Brief
Reproduce the listing word for word, leaving every picture behind.

%%

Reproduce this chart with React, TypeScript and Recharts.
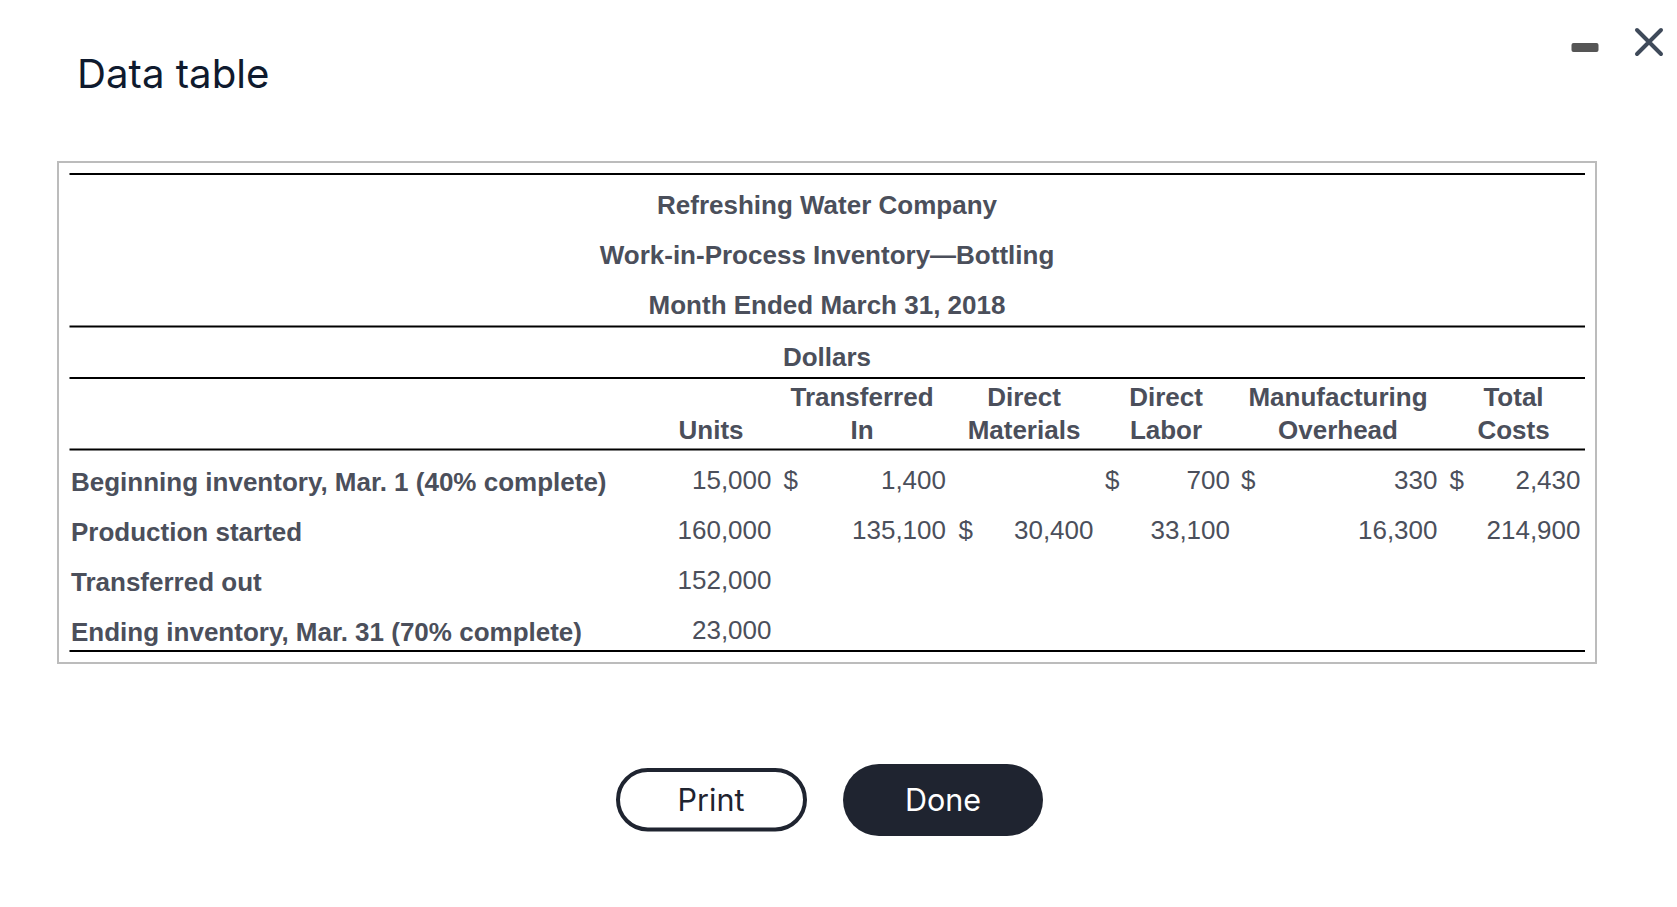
import { ScatterChart, Scatter, XAxis, YAxis, ReferenceLine, ReferenceArea } from "recharts";

const WIDTH = 1677;
const HEIGHT = 907;

const titleLines = ["Refreshing Water Company", "Work-in-Process Inventory—Bottling", "Month Ended March 31, 2018"];
const sectionLabel = "Dollars";
const rowLabels = [
  "Beginning inventory, Mar. 1 (40% complete)",
  "Production started",
  "Transferred out",
  "Ending inventory, Mar. 31 (70% complete)",
];
const headerTop = ["", "Transferred", "Direct", "Direct", "Manufacturing", "Total"];
const headerBottom = ["Units", "In", "Materials", "Labor", "Overhead", "Costs"];

const units = ["15,000", "160,000", "152,000", "23,000"];
const transferredIn = ["1,400", "135,100", "", ""];
const directMaterials = ["", "30,400", "", ""];
const directLabor = ["700", "33,100", "", ""];
const overhead = ["330", "16,300", "", ""];
const totalCosts = ["2,430", "214,900", "", ""];
const valueColumns = [units, transferredIn, directMaterials, directLabor, overhead, totalCosts];

// which row of which column carries a dollar sign
const dollarRowByColumn = [-1, 0, 1, 0, 0, 0];

// layout, in chart pixels
const rowY = [489, 539, 589, 639];
const rowLabelY = [491, 541, 591, 641];
const columnRight = [771.5, 946, 1093.5, 1230, 1437.5, 1580.5];
const columnCenter = [711, 862, 1024, 1166, 1338, 1513.5];
const dollarLeft = [0, 783.5, 958.5, 1105, 1241, 1449.5];
const ruleY = [174, 326.5, 378, 449.5, 651];
const titleY = [214, 264, 314];

const INK = "#4b4f5b";
const DARK = "#1f2430";
const TABLE_FONT = "'Liberation Sans', Arial, sans-serif";
const UI_FONT = "Inter, sans-serif";

type Cell = { x: number; y: number; text: string };

const titleCells: Cell[] = titleLines.map((text, i) => ({ x: 827, y: titleY[i], text }));
const sectionCells: Cell[] = [{ x: 827, y: 365.5, text: sectionLabel }];
const headerCells: Cell[] = [
  ...headerTop.map((text, i) => ({ x: columnCenter[i], y: 406, text })),
  ...headerBottom.map((text, i) => ({ x: columnCenter[i], y: 439, text })),
].filter((c) => c.text);
const rowLabelCells: Cell[] = rowLabels.map((text, i) => ({ x: 71, y: rowLabelY[i], text }));
const valueCells: Cell[] = valueColumns.flatMap((col, c) =>
  col.map((text, r) => ({ x: columnRight[c], y: rowY[r], text })).filter((d) => d.text),
);
const dollarCells: Cell[] = dollarRowByColumn.flatMap((r, c) =>
  r < 0 ? [] : [{ x: dollarLeft[c], y: rowY[r], text: "$" }],
);

function cellText(anchor: "start" | "middle" | "end", weight: number) {
  return (props: any) => (
    <text
      x={props.cx}
      y={props.cy}
      textAnchor={anchor}
      fontFamily={TABLE_FONT}
      fontSize={26}
      fontWeight={weight}
      fill={INK}
    >
      {props.payload.text}
    </text>
  );
}

export default function App() {
  return (
    <div style={{ position: "absolute", left: 0, top: 0, width: WIDTH, height: HEIGHT, background: "#fff" }}>
      <ScatterChart width={WIDTH} height={HEIGHT} margin={{ top: 0, right: 0, bottom: 0, left: 0 }}>
        <XAxis type="number" dataKey="x" domain={[0, WIDTH]} hide />
        <YAxis type="number" dataKey="y" domain={[0, HEIGHT]} reversed hide />

        <ReferenceArea x1={58} x2={1596} y1={162} y2={663} fill="none" stroke="#bcbcbc" strokeWidth={2} />
        {ruleY.map((y) => (
          <ReferenceLine key={y} segment={[{ x: 69.5, y }, { x: 1585, y }]} stroke="#000" strokeWidth={2} />
        ))}

        <Scatter data={titleCells} shape={cellText("middle", 700)} isAnimationActive={false} />
        <Scatter data={sectionCells} shape={cellText("middle", 700)} isAnimationActive={false} />
        <Scatter data={headerCells} shape={cellText("middle", 700)} isAnimationActive={false} />
        <Scatter data={rowLabelCells} shape={cellText("start", 700)} isAnimationActive={false} />
        <Scatter data={valueCells} shape={cellText("end", 400)} isAnimationActive={false} />
        <Scatter data={dollarCells} shape={cellText("start", 400)} isAnimationActive={false} />

        <text x={77} y={88} fontFamily={UI_FONT} fontSize={40.2} fill="#0f1a2e">
          Data table
        </text>

        {/* window controls */}
        <rect x={1571.5} y={43} width={27} height={9} rx={2} fill="#555" />
        <path d="M1637 30 L1661 54 M1661 30 L1637 54" stroke="#3f4a5a" strokeWidth={4} strokeLinecap="round" fill="none" />

        {/* buttons */}
        <rect x={618} y={770} width={187} height={59.5} rx={29.75} fill="#fff" stroke={DARK} strokeWidth={4} />
        <text x={711} y={811} textAnchor="middle" fontFamily={UI_FONT} fontSize={30.5} fill={DARK}>
          Print
        </text>
        <rect x={843} y={764} width={200} height={72} rx={36} fill={DARK} />
        <text x={943} y={811} textAnchor="middle" fontFamily={UI_FONT} fontSize={30.5} fill="#fff">
          Done
        </text>
      </ScatterChart>
    </div>
  );
}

%%

Right answer
Reproduce this chart with React, TypeScript and Recharts.
import { ScatterChart, Scatter, XAxis, YAxis, ReferenceLine, ReferenceArea } from "recharts";

const WIDTH = 1677;
const HEIGHT = 907;

const titleLines = ["Refreshing Water Company", "Work-in-Process Inventory—Bottling", "Month Ended March 31, 2018"];
const sectionLabel = "Dollars";
const rowLabels = [
  "Beginning inventory, Mar. 1 (40% complete)",
  "Production started",
  "Transferred out",
  "Ending inventory, Mar. 31 (70% complete)",
];
const headerTop = ["", "Transferred", "Direct", "Direct", "Manufacturing", "Total"];
const headerBottom = ["Units", "In", "Materials", "Labor", "Overhead", "Costs"];

const units = ["15,000", "160,000", "152,000", "23,000"];
const transferredIn = ["1,400", "135,100", "", ""];
const directMaterials = ["", "30,400", "", ""];
const directLabor = ["700", "33,100", "", ""];
const overhead = ["330", "16,300", "", ""];
const totalCosts = ["2,430", "214,900", "", ""];
const valueColumns = [units, transferredIn, directMaterials, directLabor, overhead, totalCosts];

// which row of which column carries a dollar sign
const dollarRowByColumn = [-1, 0, 1, 0, 0, 0];

// layout, in chart pixels
const rowY = [489, 539, 589, 639];
const rowLabelY = [491, 541, 591, 641];
const columnRight = [771.5, 946, 1093.5, 1230, 1437.5, 1580.5];
const columnCenter = [711, 862, 1024, 1166, 1338, 1513.5];
const dollarLeft = [0, 783.5, 958.5, 1105, 1241, 1449.5];
const ruleY = [174, 326.5, 378, 449.5, 651];
const titleY = [214, 264, 314];

const INK = "#4b4f5b";
const DARK = "#1f2430";
const TABLE_FONT = "'Liberation Sans', Arial, sans-serif";
const UI_FONT = "Inter, sans-serif";

type Cell = { x: number; y: number; text: string };

const titleCells: Cell[] = titleLines.map((text, i) => ({ x: 827, y: titleY[i], text }));
const sectionCells: Cell[] = [{ x: 827, y: 365.5, text: sectionLabel }];
const headerCells: Cell[] = [
  ...headerTop.map((text, i) => ({ x: columnCenter[i], y: 406, text })),
  ...headerBottom.map((text, i) => ({ x: columnCenter[i], y: 439, text })),
].filter((c) => c.text);
const rowLabelCells: Cell[] = rowLabels.map((text, i) => ({ x: 71, y: rowLabelY[i], text }));
const valueCells: Cell[] = valueColumns.flatMap((col, c) =>
  col.map((text, r) => ({ x: columnRight[c], y: rowY[r], text })).filter((d) => d.text),
);
const dollarCells: Cell[] = dollarRowByColumn.flatMap((r, c) =>
  r < 0 ? [] : [{ x: dollarLeft[c], y: rowY[r], text: "$" }],
);

function cellText(anchor: "start" | "middle" | "end", weight: number) {
  return (props: any) => (
    <text
      x={props.cx}
      y={props.cy}
      textAnchor={anchor}
      fontFamily={TABLE_FONT}
      fontSize={26}
      fontWeight={weight}
      fill={INK}
    >
      {props.payload.text}
    </text>
  );
}

export default function App() {
  return (
    <div style={{ position: "absolute", left: 0, top: 0, width: WIDTH, height: HEIGHT, background: "#fff" }}>
      <ScatterChart width={WIDTH} height={HEIGHT} margin={{ top: 0, right: 0, bottom: 0, left: 0 }}>
        <XAxis type="number" dataKey="x" domain={[0, WIDTH]} hide />
        <YAxis type="number" dataKey="y" domain={[0, HEIGHT]} reversed hide />

        <ReferenceArea x1={58} x2={1596} y1={162} y2={663} fill="none" stroke="#bcbcbc" strokeWidth={2} />
        {ruleY.map((y) => (
          <ReferenceLine key={y} segment={[{ x: 69.5, y }, { x: 1585, y }]} stroke="#000" strokeWidth={2} />
        ))}

        <Scatter data={titleCells} shape={cellText("middle", 700)} isAnimationActive={false} />
        <Scatter data={sectionCells} shape={cellText("middle", 700)} isAnimationActive={false} />
        <Scatter data={headerCells} shape={cellText("middle", 700)} isAnimationActive={false} />
        <Scatter data={rowLabelCells} shape={cellText("start", 700)} isAnimationActive={false} />
        <Scatter data={valueCells} shape={cellText("end", 400)} isAnimationActive={false} />
        <Scatter data={dollarCells} shape={cellText("start", 400)} isAnimationActive={false} />

        <text x={77} y={88} fontFamily={UI_FONT} fontSize={40.2} fill="#0f1a2e">
          Data table
        </text>

        {/* window controls */}
        <rect x={1571.5} y={43} width={27} height={9} rx={2} fill="#555" />
        <path d="M1637 30 L1661 54 M1661 30 L1637 54" stroke="#3f4a5a" strokeWidth={4} strokeLinecap="round" fill="none" />

        {/* buttons */}
        <rect x={618} y={770} width={187} height={59.5} rx={29.75} fill="#fff" stroke={DARK} strokeWidth={4} />
        <text x={711} y={811} textAnchor="middle" fontFamily={UI_FONT} fontSize={30.5} fill={DARK}>
          Print
        </text>
        <rect x={843} y={764} width={200} height={72} rx={36} fill={DARK} />
        <text x={943} y={811} textAnchor="middle" fontFamily={UI_FONT} fontSize={30.5} fill="#fff">
          Done
        </text>
      </ScatterChart>
    </div>
  );
}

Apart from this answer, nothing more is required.